Gather up the lines that contain "document".

§ §

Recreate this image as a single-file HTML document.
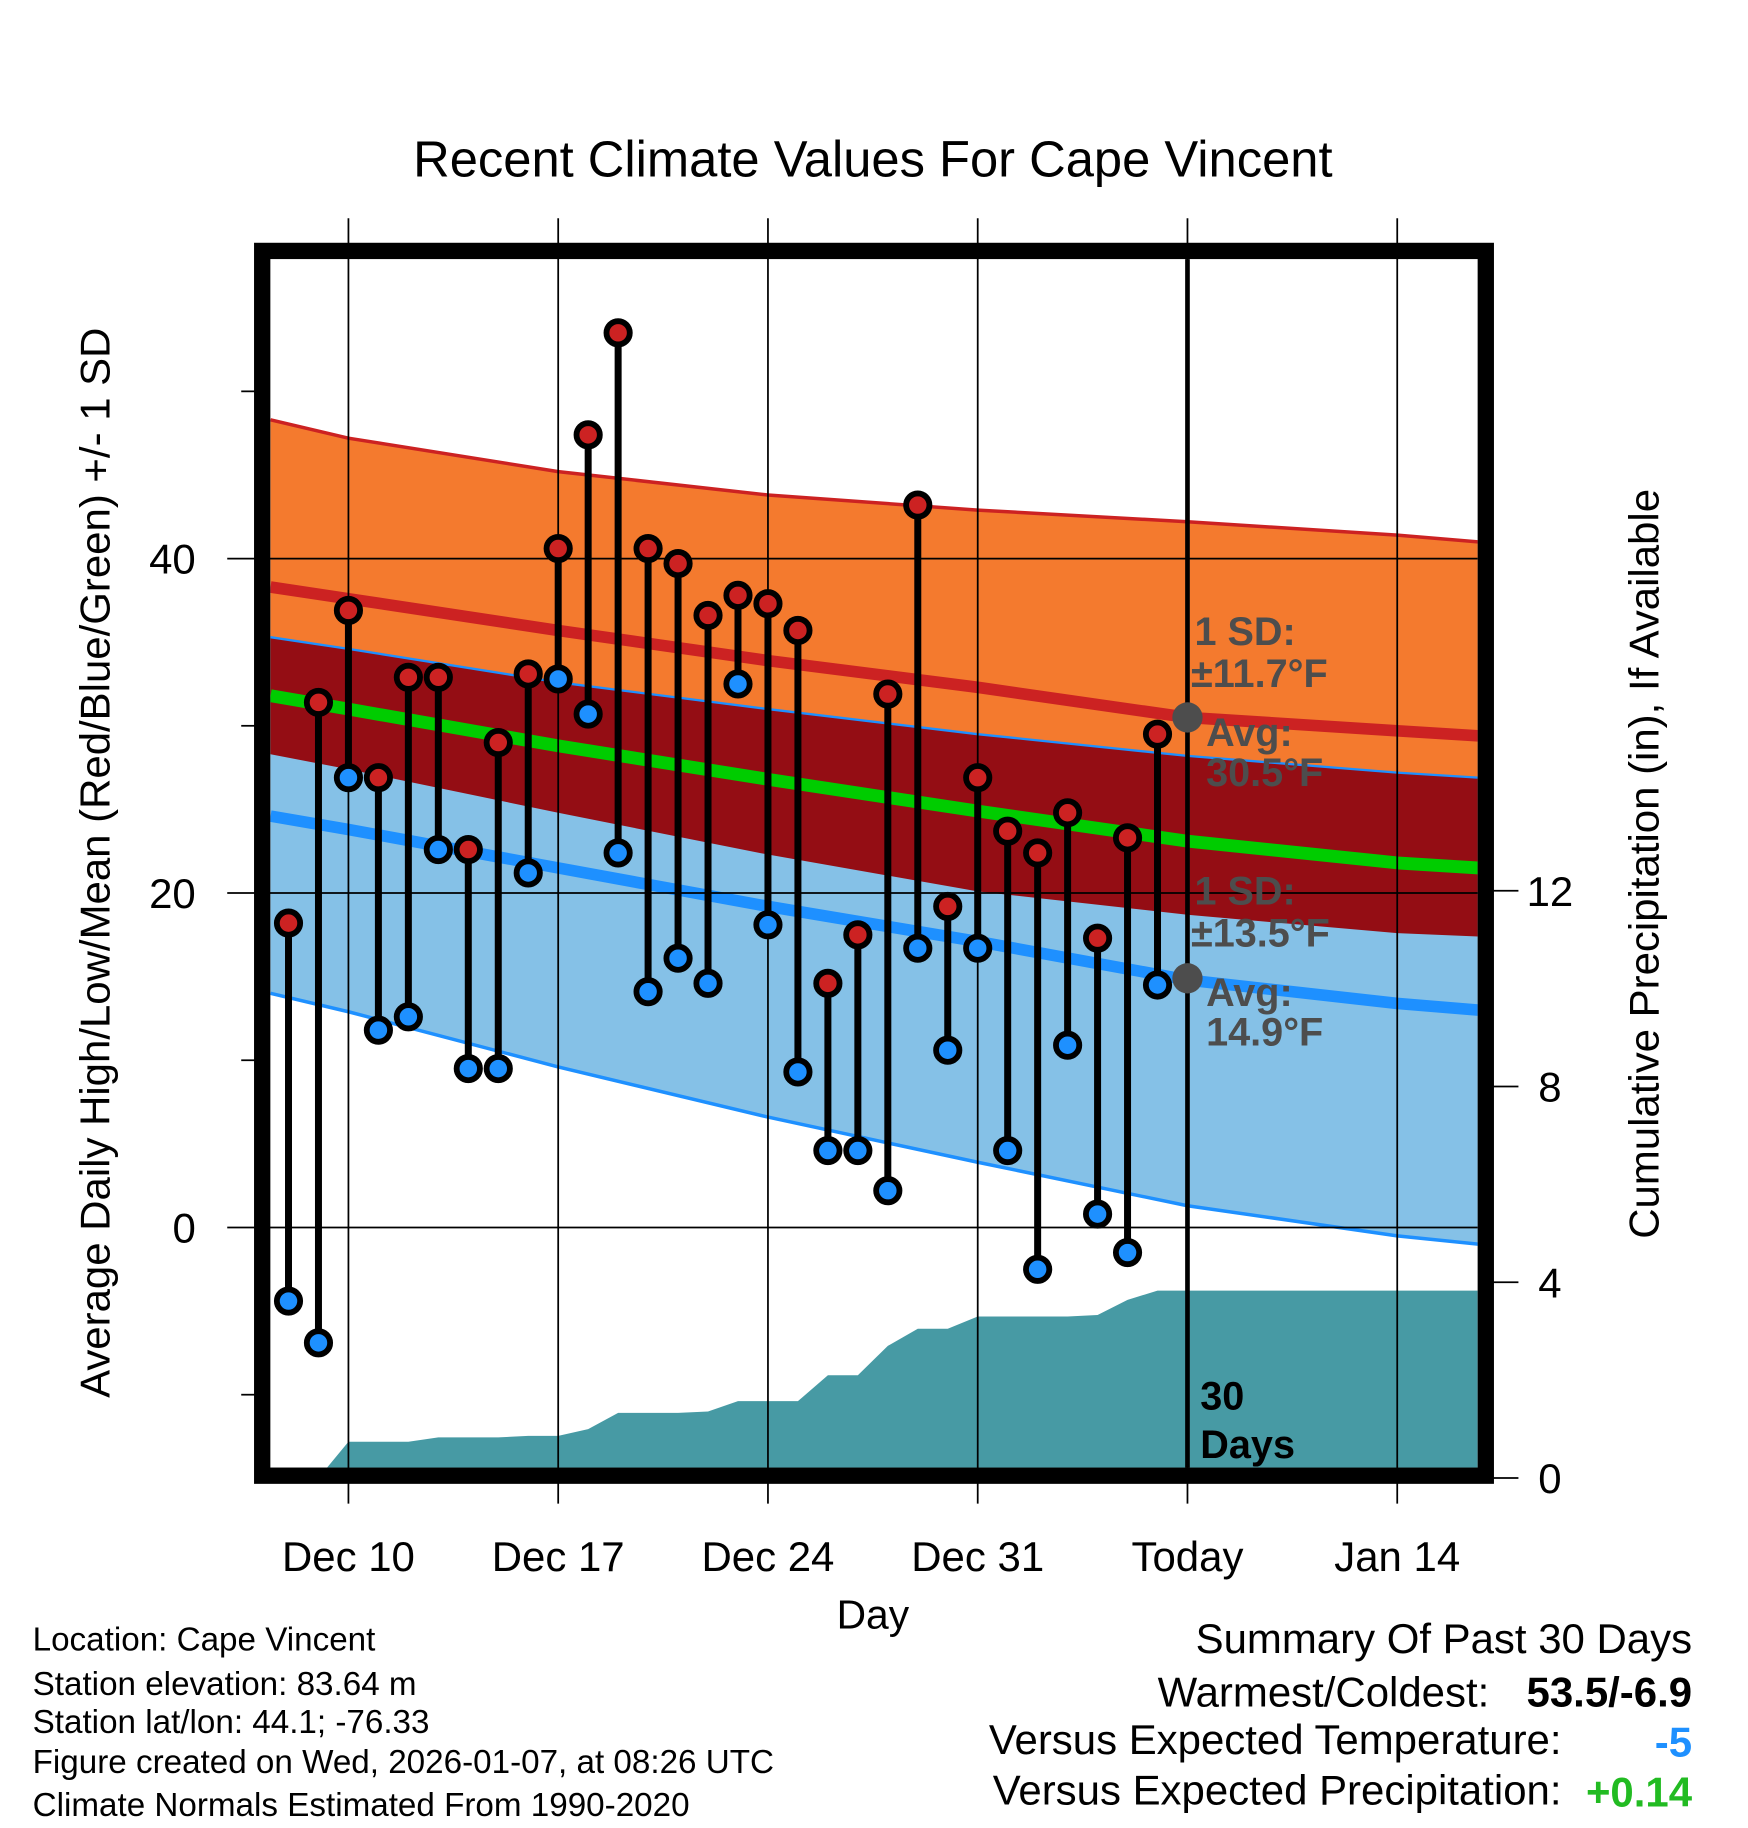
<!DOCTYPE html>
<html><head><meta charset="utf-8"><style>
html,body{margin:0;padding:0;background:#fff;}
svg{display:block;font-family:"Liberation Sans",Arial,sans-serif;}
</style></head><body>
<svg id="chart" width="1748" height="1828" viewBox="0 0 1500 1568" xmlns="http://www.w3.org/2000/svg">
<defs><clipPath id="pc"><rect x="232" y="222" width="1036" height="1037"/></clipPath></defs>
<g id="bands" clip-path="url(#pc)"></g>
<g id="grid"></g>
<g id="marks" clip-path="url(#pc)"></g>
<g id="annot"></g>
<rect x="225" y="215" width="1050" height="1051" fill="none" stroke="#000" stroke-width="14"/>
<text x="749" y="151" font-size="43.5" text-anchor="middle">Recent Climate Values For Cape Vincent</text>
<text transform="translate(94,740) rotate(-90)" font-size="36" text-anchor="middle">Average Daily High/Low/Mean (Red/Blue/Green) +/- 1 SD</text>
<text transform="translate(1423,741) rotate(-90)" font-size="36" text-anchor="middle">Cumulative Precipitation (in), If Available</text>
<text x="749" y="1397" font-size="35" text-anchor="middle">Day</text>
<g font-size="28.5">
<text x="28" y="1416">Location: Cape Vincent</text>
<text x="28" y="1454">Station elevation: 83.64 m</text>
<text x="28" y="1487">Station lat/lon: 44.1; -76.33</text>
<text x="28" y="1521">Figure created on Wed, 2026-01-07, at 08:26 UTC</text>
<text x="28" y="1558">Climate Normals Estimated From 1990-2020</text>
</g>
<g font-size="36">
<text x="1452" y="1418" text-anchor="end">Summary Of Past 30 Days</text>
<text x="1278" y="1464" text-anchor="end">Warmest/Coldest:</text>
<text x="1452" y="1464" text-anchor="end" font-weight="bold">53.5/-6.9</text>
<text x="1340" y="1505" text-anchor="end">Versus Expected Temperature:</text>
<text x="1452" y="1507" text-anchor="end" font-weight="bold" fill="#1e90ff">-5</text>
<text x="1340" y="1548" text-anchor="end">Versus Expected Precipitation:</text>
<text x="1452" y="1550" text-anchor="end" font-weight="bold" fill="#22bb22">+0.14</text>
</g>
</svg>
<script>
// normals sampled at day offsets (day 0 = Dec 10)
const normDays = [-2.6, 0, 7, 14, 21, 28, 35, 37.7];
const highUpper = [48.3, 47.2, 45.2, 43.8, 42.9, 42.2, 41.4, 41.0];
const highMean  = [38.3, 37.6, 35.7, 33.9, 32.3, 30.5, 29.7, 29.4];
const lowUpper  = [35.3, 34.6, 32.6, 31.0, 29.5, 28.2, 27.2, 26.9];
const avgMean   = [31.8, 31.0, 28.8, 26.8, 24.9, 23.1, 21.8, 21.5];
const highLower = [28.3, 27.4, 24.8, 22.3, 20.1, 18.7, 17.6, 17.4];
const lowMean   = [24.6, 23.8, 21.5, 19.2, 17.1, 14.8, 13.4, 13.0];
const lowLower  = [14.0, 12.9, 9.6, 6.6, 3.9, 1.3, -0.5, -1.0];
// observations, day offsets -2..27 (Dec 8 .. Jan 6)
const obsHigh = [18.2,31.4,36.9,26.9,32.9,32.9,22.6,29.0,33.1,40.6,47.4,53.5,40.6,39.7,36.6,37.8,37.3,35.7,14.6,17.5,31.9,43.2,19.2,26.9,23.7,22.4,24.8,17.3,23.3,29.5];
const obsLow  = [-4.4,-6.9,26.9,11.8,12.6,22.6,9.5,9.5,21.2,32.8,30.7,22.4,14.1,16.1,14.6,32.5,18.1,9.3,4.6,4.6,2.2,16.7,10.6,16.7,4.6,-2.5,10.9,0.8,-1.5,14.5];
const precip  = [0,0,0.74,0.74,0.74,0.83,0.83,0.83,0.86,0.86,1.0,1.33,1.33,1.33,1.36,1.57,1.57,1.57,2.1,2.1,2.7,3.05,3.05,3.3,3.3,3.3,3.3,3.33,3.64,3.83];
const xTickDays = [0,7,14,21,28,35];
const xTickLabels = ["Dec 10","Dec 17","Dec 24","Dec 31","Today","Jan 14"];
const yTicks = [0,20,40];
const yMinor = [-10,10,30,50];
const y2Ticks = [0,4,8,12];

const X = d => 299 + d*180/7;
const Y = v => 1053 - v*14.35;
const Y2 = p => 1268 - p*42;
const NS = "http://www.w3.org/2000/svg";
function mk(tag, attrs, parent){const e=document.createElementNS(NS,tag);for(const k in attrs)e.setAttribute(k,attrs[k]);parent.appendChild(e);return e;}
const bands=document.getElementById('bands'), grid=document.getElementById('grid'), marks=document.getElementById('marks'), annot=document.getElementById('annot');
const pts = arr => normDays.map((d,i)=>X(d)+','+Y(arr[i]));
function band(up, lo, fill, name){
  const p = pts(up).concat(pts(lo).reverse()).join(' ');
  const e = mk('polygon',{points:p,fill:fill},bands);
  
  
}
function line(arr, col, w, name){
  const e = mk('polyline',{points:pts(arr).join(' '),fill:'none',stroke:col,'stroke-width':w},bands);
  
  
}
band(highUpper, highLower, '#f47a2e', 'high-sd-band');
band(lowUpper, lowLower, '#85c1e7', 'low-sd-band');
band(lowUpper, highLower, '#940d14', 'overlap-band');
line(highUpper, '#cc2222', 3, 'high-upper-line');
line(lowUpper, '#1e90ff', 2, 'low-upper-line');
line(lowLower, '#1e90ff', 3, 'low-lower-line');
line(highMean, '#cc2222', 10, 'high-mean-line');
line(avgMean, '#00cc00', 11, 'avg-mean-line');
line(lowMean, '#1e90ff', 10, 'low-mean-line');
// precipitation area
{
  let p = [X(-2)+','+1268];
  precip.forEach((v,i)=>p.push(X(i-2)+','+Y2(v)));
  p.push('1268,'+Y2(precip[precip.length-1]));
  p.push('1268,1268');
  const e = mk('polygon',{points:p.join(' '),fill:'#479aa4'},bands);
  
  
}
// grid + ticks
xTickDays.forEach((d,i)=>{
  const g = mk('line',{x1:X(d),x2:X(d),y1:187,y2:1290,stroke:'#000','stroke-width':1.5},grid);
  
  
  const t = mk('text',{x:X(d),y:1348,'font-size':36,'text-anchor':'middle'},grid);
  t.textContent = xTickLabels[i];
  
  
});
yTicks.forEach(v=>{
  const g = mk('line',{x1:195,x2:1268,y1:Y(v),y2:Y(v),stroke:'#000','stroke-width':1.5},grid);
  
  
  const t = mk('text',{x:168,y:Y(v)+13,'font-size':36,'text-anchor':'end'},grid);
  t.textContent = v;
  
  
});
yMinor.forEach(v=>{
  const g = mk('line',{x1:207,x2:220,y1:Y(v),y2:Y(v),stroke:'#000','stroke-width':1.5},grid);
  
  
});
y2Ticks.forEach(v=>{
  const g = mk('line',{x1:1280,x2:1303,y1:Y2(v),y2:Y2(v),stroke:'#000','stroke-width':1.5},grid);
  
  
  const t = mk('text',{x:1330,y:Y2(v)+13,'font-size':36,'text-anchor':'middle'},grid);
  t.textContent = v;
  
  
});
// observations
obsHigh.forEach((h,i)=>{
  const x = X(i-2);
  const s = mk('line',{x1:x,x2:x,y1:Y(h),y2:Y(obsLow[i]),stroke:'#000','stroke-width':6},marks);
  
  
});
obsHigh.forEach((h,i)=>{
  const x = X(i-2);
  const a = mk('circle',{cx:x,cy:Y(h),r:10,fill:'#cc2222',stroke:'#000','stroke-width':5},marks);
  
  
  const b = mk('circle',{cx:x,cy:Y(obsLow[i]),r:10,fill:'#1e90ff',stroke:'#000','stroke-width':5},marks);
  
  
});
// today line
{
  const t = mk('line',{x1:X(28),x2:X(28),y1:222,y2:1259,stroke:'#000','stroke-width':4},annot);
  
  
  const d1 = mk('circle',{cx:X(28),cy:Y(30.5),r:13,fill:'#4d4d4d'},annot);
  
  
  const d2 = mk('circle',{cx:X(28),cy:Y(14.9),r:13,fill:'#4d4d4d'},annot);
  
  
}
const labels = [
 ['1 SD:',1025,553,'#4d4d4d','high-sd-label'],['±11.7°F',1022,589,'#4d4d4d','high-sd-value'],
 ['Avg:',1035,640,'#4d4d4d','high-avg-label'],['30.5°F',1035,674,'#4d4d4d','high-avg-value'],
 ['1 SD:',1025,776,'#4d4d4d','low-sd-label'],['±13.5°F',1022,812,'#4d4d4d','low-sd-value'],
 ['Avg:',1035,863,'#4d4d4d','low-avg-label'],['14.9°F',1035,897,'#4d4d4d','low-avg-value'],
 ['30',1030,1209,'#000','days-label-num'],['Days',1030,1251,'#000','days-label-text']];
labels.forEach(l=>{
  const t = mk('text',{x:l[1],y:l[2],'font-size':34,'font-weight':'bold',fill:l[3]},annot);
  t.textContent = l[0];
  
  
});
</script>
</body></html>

§ §

» **Response to the exercise**
Recreate this image as a single-file HTML document.
function mk(tag, attrs, parent){const e=document.createElementNS(NS,tag);for(const k in attrs)e.setAttribute(k,attrs[k]);parent.appendChild(e);return e;}
const bands=document.getElementById('bands'), grid=document.getElementById('grid'), marks=document.getElementById('marks'), annot=document.getElementById('annot');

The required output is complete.